Re: PLEASE REVIEW - Major re-work of Watcher wrappers

Scott Blum Mon, 08 Feb 2016 09:07:43 -0800

Okay, I took a look, and I couldn't see how to use timing.forSessionSleep()
in this test correctly.  It's not the test harness I'm trying to block.
What I'm trying to test involves seeing how TreeCache reacts to a *real*
session loss.  The fact that KillSession isn't a real session loss anymore
is therefore impeding my ability to test what I was trying to test before.

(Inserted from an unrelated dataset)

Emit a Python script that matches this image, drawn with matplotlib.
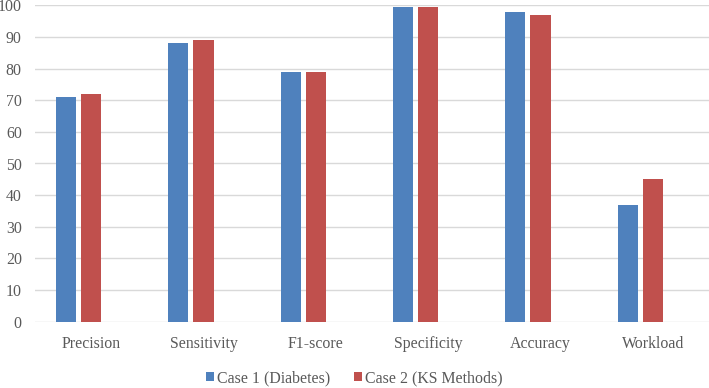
import matplotlib
matplotlib.use("Agg")
import matplotlib.pyplot as plt
import numpy as np

categories = ["Precision", "Sensitivity", "F1-score", "Specificity", "Accuracy", "Workload"]
case1 = [71, 88, 79, 99.4, 98, 37]
case2 = [72, 89, 79, 99.4, 97, 45]
series_names = ["Case 1 (Diabetes)", "Case 2 (KS Methods)"]
yticks = [0, 10, 20, 30, 40, 50, 60, 70, 80, 90, 100]

plt.rcParams['font.family'] = ['Liberation Serif', 'DejaVu Serif']
txt = "#595959"
fs = 11.4

fig = plt.figure(figsize=(7.09, 3.88), dpi=100)
ax = fig.add_axes([35/709, 66.3/388, 1 - 35/709, (321.7 - 5.3)/388])

x = np.arange(len(categories))
w = 0.18
ax.bar(x - 0.224, case1, width=w, color="#4F81BD", label=series_names[0], zorder=3)
ax.bar(x, case2, width=w, color="#C0504D", label=series_names[1], zorder=3)

ax.set_xlim(-0.5, len(categories) - 0.5)
ax.set_ylim(0, 100)
ax.set_yticks(yticks)
ax.set_yticklabels([str(v) for v in yticks])
ax.set_xticks(x)
ax.set_xticklabels(categories)
ax.grid(axis="y", color="#D9D9D9", linewidth=1.0, zorder=0)
for s in ax.spines.values():
    s.set_visible(False)
ax.tick_params(axis="y", length=0, pad=9.5, labelsize=fs, labelcolor=txt)
ax.tick_params(axis="x", length=0, pad=10.5, labelsize=fs, labelcolor=txt)

fig.legend(loc="center", bbox_to_anchor=(0.5, 9.5/388), ncol=2, frameon=False,
           fontsize=fs, handlelength=0.5, handleheight=0.5, handletextpad=0.2,
           columnspacing=1.5, labelcolor=txt)

fig.savefig("out.png", dpi=100)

Let me explain.  The following manual test does what I want:

1) Connect a TreeCache to a remote ZK server through an ssh tunnel.
2) Follow the node creation steps in testKilledSession()
3) Kill the tunnel, wait for session loss, restore the tunnel.

So I guess my question is, is there any way to "really" kill the session,
server side?  Or should I formulate this test completely differently?

Another way to look at this is that I can't synchronize my test steps to
TreeCache's internal operations effectively.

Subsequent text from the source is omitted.